QL Resources Bhd, already an award winning company for its strong commitment in enhancing shareholders' value, has set the stage for more expansion that will enhance its revenue and profitability.
Even though entrenched in an industry where some might say as “unexciting”, the company has attracted a list of credible stock broking houses initiating coverage on the counter.
QL, short form of Quan Li or win-win in Mandarin, is involved in fishmeal and marine products manufacturing, Crude Palm Oil milling, poultry farming and trading and distribution.
Its main assets are the two marine manufacturing plants in Hutan Melintang and Endau, two CPO milling facility in Tawau and a poultry farm in Nilai.
Its managing director Chia Song Kun said the company was looking at opportunities to expand its business, saying, “it is an opportune time given the low interest rate scenario and government initiatives” in the agriculture and fisheries industry.
“Moreover, our country still has abundant land and fish resources compared to the neighbouring countries that we can use for further value added products,” he told StarBiz in an interview at his Klang office on Thursday.
Having nearly completed its third integrated manufacturing plant for fishmeal and surimi in Sabah, the company has set sights for a similar plant in a nearby fishing area.
“We are just looking at the place now but nothing has firmed up at his juncture,” he said.
The company has also submitted an application for 30 fishing licences to carry out deep sea fishing in East Malaysia.
“We are pretty confident of getting the approval, not for all 30 but we will probably be granted with a lesser number initially,” he said.
Chia said the rationale for this venture was to reduce reliance on local fishermen for their supply of fish and also to help retain the catch into Malaysian shores from those vessels jointly operated with foreign crew.
“The initial capital expenditure per trawler is estimated at RM1mil including equipment and cold room facilities,” he said.
QL is also looking at expanding the Hutan Melintang plant upon completion of its proposed purchase of land from one of its directors under the recently announced reorganisation exercise.
“We are going to invest some RM10mil there to expand our production facility for surimi and fishmeal,” he said.

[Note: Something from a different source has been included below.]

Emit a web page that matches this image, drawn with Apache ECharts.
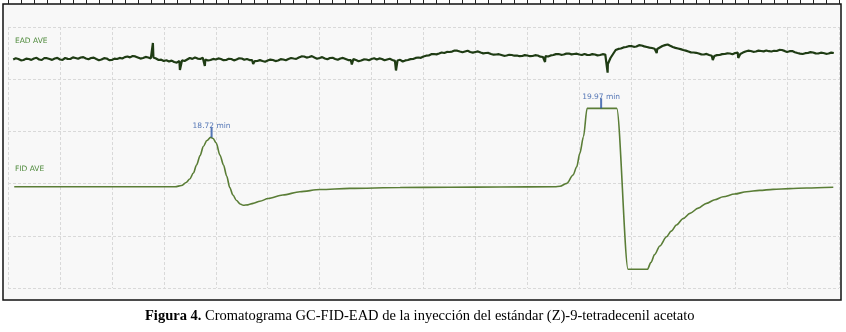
<!DOCTYPE html>
<html>
<head>
<meta charset="utf-8">
<script src="https://cdn.jsdelivr.net/npm/echarts@6/dist/echarts.min.js"></script>
<style>
html,body{margin:0;padding:0;background:#fff;}
#c{width:846px;height:332px;}
</style>
</head>
<body>
<div id="c"></div>
<script>
// ---- DATA ----
// Retention time axis, seconds
const timeRange = [1084, 1244];
// EAD trace: one reading every half second starting at t = 1085 s (arbitrary units, 0 = baseline)
const eadStart = 1085;
const eadStep = 0.5;
const eadValues = [
  -1.5,-0.3,-1,-2.3,-2,-0.6,-1,-1.9,-0.5,0.2,-1.5,-2,0,-0.2,-1,-1.9,-0.5,0.1,-1.5,-1.8,
  0,-0.9,-1,0.6,0,-0.8,0.5,0.9,-0.5,-1.2,0,0.4,-1,-2.2,-1.5,-0.2,-0.5,-2.1,-2,-0.6,
  -1,0.1,-0.5,0.9,1.5,0.6,2,1.6,0.5,-0.6,0,1.1,0.5,-0.4,0.5,-0.5,-2,-1.7,-3,-2.3,
  -3.5,-2.6,-4,-4.6,-3,-2.4,-3,-1.5,0,-0.9,0.5,-0.6,-1,0.2,-1.5,-2.5,-2,-0.9,-1.5,-0.4,
  -1,-2.2,-2,-0.8,-1,-2.4,-1.5,-0.3,-0.5,-1.8,-1,-2.1,-2,-3.2,-3,-2.1,-3,-3.8,-2.5,-1.6,
  -2,-3.1,-2.5,-1.2,-1.5,-2.3,-1,0,-0.5,-0.9,0.5,1.6,1.5,0.4,1,1.9,0.5,-0.7,0,0.9,
  -0.5,-1.3,0,0.2,-1,-1.8,-0.5,0.1,-1,-2.1,-2,-1.1,-2,-3.2,-2.5,-1.4,-1.5,-2.3,-1,-0.3,
  -1.5,-0.4,-1,-2.3,-1.5,-0.8,-2,-2.9,-2.5,-1.8,-3.5,-2.4,-2,-1.1,-1,0.1,0.5,0.2,1.5,2.3,
  2.5,3.8,4,3.6,4.5,5.5,5,6.1,6,6.4,7.5,7.3,6.5,5.8,6.5,7.2,6,5.4,6,6.6,
  5.5,4.6,5,5.1,4,3.3,3.5,3.8,3,2.2,2.5,3.2,3,2.3,2.5,1.8,2,2.9,2.5,1.8,
  2,2.8,2.5,1.3,1,1.8,1.5,2.6,3,3.9,4,3.2,3.5,4.4,4.5,3.6,4,4.3,3.5,3,
  4,3.1,3,3.9,3.5,2.6,3,3.8,3.5,-6,0,4,8,9.1,9.5,10.6,11,11.8,12,11.2,
  11.5,12.8,12.5,11.6,11,10.4,10,9.3,9,10.5,12,12.9,13.5,12.2,11,10.1,9.5,8.9,8,7.4,
  6.5,5.6,5.5,5.2,4.5,3.6,3.5,4.1,3,2.2,2,2.9,3,3.9,4,4.6,4.5,3.8,5,5.3,
  4,5.4,6.5,7.3,7,6.2,6.5,7.4,7,6.6,7.5,6.8,6.5,7.2,7,8.1,8,7.1,6,6.8,
  7,5.8,5,4.4,4,4.8,5,5.9,5.5,4.6,4.5,5.3,5,4.2,4.5,5.4,5
];
// short EAD transients [t (s), value]
const eadSpikes = [
  [1111.9, 15], [1117.1, -12], [1121.9, -8], [1131.2, -6],
  [1150.2, -6.5], [1158.7, -12.5], [1187.4, -4], [1199.45, -14.7],
  [1208.9, 5], [1219.7, -2], [1224.6, 0]
];
// FID trace [t (s), signal]
const fid = [
  [1085.2,0],[1110,0],[1116.2,0],[1117.4,0.23],[1118.3,0.8],[1119.0,1.48],[1119.7,2.62],
  [1120.3,4.16],[1121.0,5.98],[1121.6,7.7],[1122.3,8.85],[1123.0,9.46],[1123.5,9.23],
  [1124.1,8.37],[1124.8,6.07],[1125.5,4.16],[1126.1,2.05],[1126.7,-0.15],[1127.3,-1.59],
  [1128.0,-2.64],[1128.7,-3.31],[1129.3,-3.56],[1130.2,-3.47],[1131.2,-3.18],[1132.5,-2.78],
  [1134.1,-2.26],[1136.9,-1.59],[1140.2,-0.96],[1144.1,-0.54],[1149.8,-0.31],[1159.5,-0.15],
  [1169.1,-0.1],[1178.7,-0.06],[1189.3,0],[1190.3,0.1],[1191.6,0.65],[1192.8,2.24],
  [1193.5,3.83],[1194.1,6.4],[1194.8,9.58],[1195.5,15.02],[1201.2,15.02],[1203.4,-15.82],
  [1207.1,-15.82],[1207.8,-14.5],[1208.5,-13.0],[1209.5,-11.36],[1210.8,-9.58],[1211.7,-8.5],
  [1212.7,-7.34],[1214.0,-6.1],[1215.3,-5.1],[1216.9,-4.1],[1218.5,-3.18],[1220.1,-2.5],
  [1221.7,-1.92],[1223.9,-1.4],[1226.2,-0.96],[1228.7,-0.7],[1231.3,-0.5],[1234.5,-0.36],
  [1237.8,-0.25],[1242.9,-0.11]
];
// labelled peaks
const peakTimesMin = [18.72, 19.97];
const peakHeights = [9.46, 15.02];
const channelNames = ['EAD AVE', 'FID AVE'];
const caption = ['Figura 4.', ' Cromatograma GC-FID-EAD de la inyección del estándar (Z)-9-tetradecenil acetato'];

// ---- BUILD ----
const eadData = eadValues.map((v, i) => [eadStart + i * eadStep, v]).concat(eadSpikes).sort((a, b) => a[0] - b[0]);
const peakData = peakTimesMin.map((m, i) => ({ value: [m * 60, peakHeights[i]], name: m.toFixed(2) + ' min' }));

const chart = echarts.init(document.getElementById('c'), null, { renderer: 'canvas' });
const gridStyle = { show: true, lineStyle: { color: '#d9d9d9', width: 1, type: [3, 2] } };
chart.setOption({
  animation: false,
  backgroundColor: '#ffffff',
  title: {
    left: 145, top: 309, padding: 0,
    text: '{b|' + caption[0] + '}{n|' + caption[1] + '}',
    textStyle: {
      rich: {
        b: { fontFamily: 'Liberation Serif', fontWeight: 'bold', fontSize: 14.5, color: '#000' },
        n: { fontFamily: 'Liberation Serif', fontWeight: 'normal', fontSize: 14.5, color: '#000' }
      }
    }
  },
  graphic: [
    { type: 'rect', z: -100, shape: { x: 3, y: 4, width: 838, height: 296 },
      style: { fill: '#f8f8f8', stroke: '#111', lineWidth: 1.5 } },
    { type: 'text', z: 100, left: 15, top: 37,
      style: { text: channelNames[0], fill: '#4f8a3c', font: '7.5px "DejaVu Sans"' } },
    { type: 'text', z: 100, left: 15, top: 165,
      style: { text: channelNames[1], fill: '#4f8a3c', font: '7.5px "DejaVu Sans"' } }
  ],
  grid: { left: 8, right: 7, top: 27, bottom: 44, show: false },
  xAxis: [
    { type: 'value', min: timeRange[0], max: timeRange[1], show: false },
    { type: 'value', min: 0, max: 16, interval: 1, position: 'top', offset: 23,
      axisLine: { show: false, onZero: false },
      axisTick: { show: true, inside: false, length: 4, lineStyle: { color: '#222' } },
      minorTick: { show: true, splitNumber: 4, length: 4, lineStyle: { color: '#222' } },
      axisLabel: { show: false },
      splitLine: gridStyle }
  ],
  yAxis: [
    { type: 'value', min: 0, max: 5, interval: 1,
      axisLine: { show: false, onZero: false }, axisTick: { show: false }, axisLabel: { show: false },
      splitLine: gridStyle },
    { type: 'value', min: -19.4, max: 30.6, show: false },
    { type: 'value', min: -230, max: 31, show: false }
  ],
  series: [
    { type: 'line', name: 'EAD', xAxisIndex: 0, yAxisIndex: 2, data: eadData,
      showSymbol: false, z: 3, lineStyle: { color: '#1f3c14', width: 2.2 } },
    { type: 'line', name: 'FID', xAxisIndex: 0, yAxisIndex: 1, data: fid,
      showSymbol: false, smooth: 0.3, smoothMonotone: 'x', z: 3,
      lineStyle: { color: '#5a7d36', width: 1.6 } },
    { type: 'scatter', name: 'peaks', xAxisIndex: 0, yAxisIndex: 1, data: peakData,
      symbol: 'rect', symbolSize: [2, 10], symbolOffset: [0, -5], z: 4,
      itemStyle: { color: '#2a55a5' },
      label: { show: true, position: 'top', distance: -3, formatter: p => p.name,
        color: '#2a55a5', fontSize: 7.5, fontFamily: 'DejaVu Sans' } }
  ]
});
</script>
</body>
</html>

Reviewing the company's business outlook, Chia said group pre-tax profit look set to hit RM36mil this financial year ending March 31 2004, from the previous corresponding figure of around RM31.5mil.
For the half year to Sept 30, 2003, the company made RM18.3mil in pre-tax profit on the back of RM427.5mil of revenue.
Chia said revenue growth this year would come mainly from the commissioning of the second oil mill next year and the following year would be from the third marine plant in Kota Kinabalu.
CIMB Securities' analyst Stephanie Wee who had rated the stock as outperform in September when it was trading at RM3.44, has again revised upward its price target to RM5.18.
“CPO milling is growth driver for this financial year ‘04, while new marine plant that is expected to be ready by the first quarter of financial year ‘05 would provide boost to earnings. The stock has outperformed the KLCI very well,” she said in her research report.
Affin-UOB Research report has put a price target of RM5.30 while AmResearch RM5.10.